Research opportunities of heavy neutron-rich nuclei with DTAS at RIBF: TATAKI-Pro

Jul 30, 2024, 11:00 AM
30m
Nishina Hall

Nishina Hall

Speaker

Anabel Morales (IFIC)

Description

Exploring the heavy neutron-rich region around and beyond $N=126$ is one of the major aims of nuclear facilities worldwide. The foremost reason is understanding the nucleosynthesis of the heaviest elements existing in nature, formed only by the rapid neutron-capture process. At the third waiting point, the only observable measured systematically up to date ---some $\beta$ half-lives near stability--- reveals the largest discrepancies among the models used to calculate nuclear inputs for r-process simulations.
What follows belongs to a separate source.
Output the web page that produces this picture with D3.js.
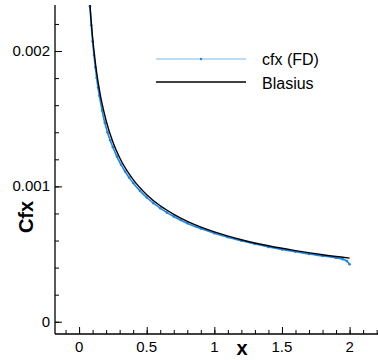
<!DOCTYPE html>
<html>
<head>
<meta charset="utf-8">
<script src="https://cdn.jsdelivr.net/npm/d3@7"></script>
<style>
  body { margin: 0; background: white; }
  text { font-family: "Liberation Sans", Arial, sans-serif; }
</style>
</head>
<body>
<div id="vis"></div>
<script>
// data
var blasiusX = [0.07, 0.08, 0.1, 0.12, 0.15, 0.2, 0.25, 0.3, 0.4, 0.5, 0.6, 0.7, 0.8, 1.0, 1.2, 1.4, 1.6, 1.8, 2.0];
var blasiusCf = [0.00251, 0.002348, 0.0021, 0.001917, 0.001714, 0.001485, 0.001328, 0.001212, 0.00105, 0.000939,
                 0.000857, 0.000794, 0.000742, 0.000664, 0.000606, 0.000561, 0.000525, 0.000495, 0.00047];

var fdX = [0.07, 0.08, 0.09, 0.1, 0.11, 0.12, 0.13, 0.14, 0.15, 0.17, 0.19, 0.21, 0.23, 0.25, 0.28, 0.31, 0.34, 0.37,
           0.4, 0.45, 0.5, 0.55, 0.6, 0.65, 0.7, 0.75, 0.8, 0.9, 1.0, 1.1, 1.2, 1.3, 1.4, 1.5, 1.6, 1.7, 1.8, 1.9,
           1.95, 1.98, 2.0];
var fdCf = [0.00249, 0.00233, 0.00219, 0.00207, 0.00197, 0.00188, 0.0018, 0.00173, 0.00167, 0.00156, 0.00147,
            0.0014, 0.00134, 0.00129, 0.00122, 0.00116, 0.00111, 0.001065, 0.001025, 0.000967, 0.000918, 0.000876,
            0.000839, 0.000806, 0.000777, 0.000752, 0.000728, 0.000688, 0.000654, 0.000624, 0.000598, 0.000574,
            0.000553, 0.000534, 0.000517, 0.0005, 0.000486, 0.000472, 0.000462, 0.000448, 0.000425];

var xTicks = [0, 0.5, 1, 1.5, 2];
var xTickLabels = ['0', '0.5', '1', '1.5', '2'];
var yTicks = [0, 0.001, 0.002];
var yTickLabels = ['0', '0.001', '0.002'];
var legendNames = ['cfx (FD)', 'Blasius'];

// plot frame (not named "top": that clashes with window.top)
var width = 378, height = 360;
var pLeft = 55, pTop = 5, pBottom = 334, pRight = 378;

var svg = d3.select('#vis')
  .append('svg')
  .attr('width', width)
  .attr('height', height)
  .style('background-color', 'white');

var x = d3.scaleLinear().domain([-0.178, 2.21]).range([pLeft, pRight]);
var y = d3.scaleLinear().domain([-0.0000905, 0.00234]).range([pBottom, pTop]);

svg.append('clipPath').attr('id', 'clip')
  .append('rect')
  .attr('x', pLeft).attr('y', pTop)
  .attr('width', pRight - pLeft).attr('height', pBottom - pTop);

var blue = '#1f86e8';

// axes: ticks point inward
svg.append('g')
  .attr('transform', 'translate(0,' + pBottom + ')')
  .call(d3.axisTop(x).tickValues(d3.range(-0.1, 2.21, 0.1)).tickSize(4).tickFormat(''))
  .select('.domain').remove();
svg.append('g')
  .attr('transform', 'translate(0,' + pBottom + ')')
  .call(d3.axisTop(x).tickValues(xTicks).tickSize(7).tickFormat(''))
  .select('.domain').remove();
svg.append('line')
  .attr('x1', pLeft).attr('x2', pRight)
  .attr('y1', pBottom).attr('y2', pBottom)
  .attr('stroke', 'black').attr('stroke-width', 1.3);

svg.append('g')
  .attr('transform', 'translate(' + pLeft + ',0)')
  .call(d3.axisRight(y).tickValues(d3.range(0, 0.00235, 0.0002)).tickSize(4).tickFormat(''))
  .select('.domain').remove();
svg.append('g')
  .attr('transform', 'translate(' + pLeft + ',0)')
  .call(d3.axisRight(y).tickValues(yTicks).tickSize(7).tickFormat(''))
  .select('.domain').remove();
svg.append('line')
  .attr('x1', pLeft).attr('x2', pLeft)
  .attr('y1', pTop).attr('y2', pBottom)
  .attr('stroke', 'black').attr('stroke-width', 1.3);

// tick labels
svg.selectAll('.xlab')
  .data(xTicks)
  .enter().append('text')
  .attr('x', function(d){ return x(d); })
  .attr('y', 352)
  .attr('text-anchor', 'middle')
  .style('font-size', '15px')
  .text(function(d, i){ return xTickLabels[i]; });

svg.selectAll('.ylab')
  .data(yTicks)
  .enter().append('text')
  .attr('x', 50)
  .attr('y', function(d){ return y(d) + 5; })
  .attr('text-anchor', 'end')
  .style('font-size', '15px')
  .text(function(d, i){ return yTickLabels[i]; });

// axis titles
svg.append('text')
  .attr('x', 242).attr('y', 355)
  .attr('text-anchor', 'middle')
  .style('font-size', '20px').style('font-weight', 'bold')
  .text('x');

svg.append('text')
  .attr('transform', 'translate(33,217) rotate(-90)')
  .attr('text-anchor', 'middle')
  .style('font-size', '20px').style('font-weight', 'bold')
  .text('Cfx');

// curves
var plot = svg.append('g').attr('clip-path', 'url(#clip)');
var line = d3.line()
  .x(function(d){ return x(d[0]); })
  .y(function(d){ return y(d[1]); })
  .curve(d3.curveMonotoneX);

var fd = d3.zip(fdX, fdCf);
plot.append('path')
  .datum(fd)
  .attr('d', line)
  .attr('fill', 'none')
  .attr('stroke', blue)
  .attr('stroke-width', 1.6);
plot.selectAll('.dot')
  .data(fd)
  .enter().append('circle')
  .attr('cx', function(d){ return x(d[0]); })
  .attr('cy', function(d){ return y(d[1]); })
  .attr('r', 1.3)
  .attr('fill', blue);

plot.append('path')
  .datum(d3.zip(blasiusX, blasiusCf))
  .attr('d', line)
  .attr('fill', 'none')
  .attr('stroke', 'black')
  .attr('stroke-width', 1.4);

// legend
var legend = svg.append('g');
legend.append('line')
  .attr('x1', 156).attr('x2', 246).attr('y1', 59).attr('y2', 59)
  .attr('stroke', '#7fb8e6').attr('stroke-width', 1);
legend.append('circle')
  .attr('cx', 201).attr('cy', 59).attr('r', 1.2).attr('fill', blue);
legend.append('line')
  .attr('x1', 156).attr('x2', 246).attr('y1', 82).attr('y2', 82)
  .attr('stroke', 'black').attr('stroke-width', 1.4);
legend.selectAll('.ltext')
  .data(legendNames)
  .enter().append('text')
  .attr('x', 262)
  .attr('y', function(d, i){ return 65 + i * 24; })
  .style('font-size', '16px')
  .text(function(d){ return d; });
</script>
</body>
</html>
Measuring observables better suited to obtain detailed structural information in nuclei with few tens of neutron above $N=126$ or protons below $Z=82$, is key to obtain higher-quality calculated nuclear inputs getting far away from stability, in the inaccessible regions of the r-process reaction path. In this talk, the potential of the TATAKI-Pro setup at RIBF, consisting of the WAS3ABi active stopper and the Decay Total Absorption Spectrometer DTAS, will be discussed. The main advantage of the latter is the possibility to use it simultaneously as a calorimeter to measure $\beta$-strength functions, and as a segmented $\gamma$ array to measure key structural properties such as isomeric states, nuclear lifetimes, decay schemes, and, in combination with WAS3ABi, Meitner-Ellis electrons.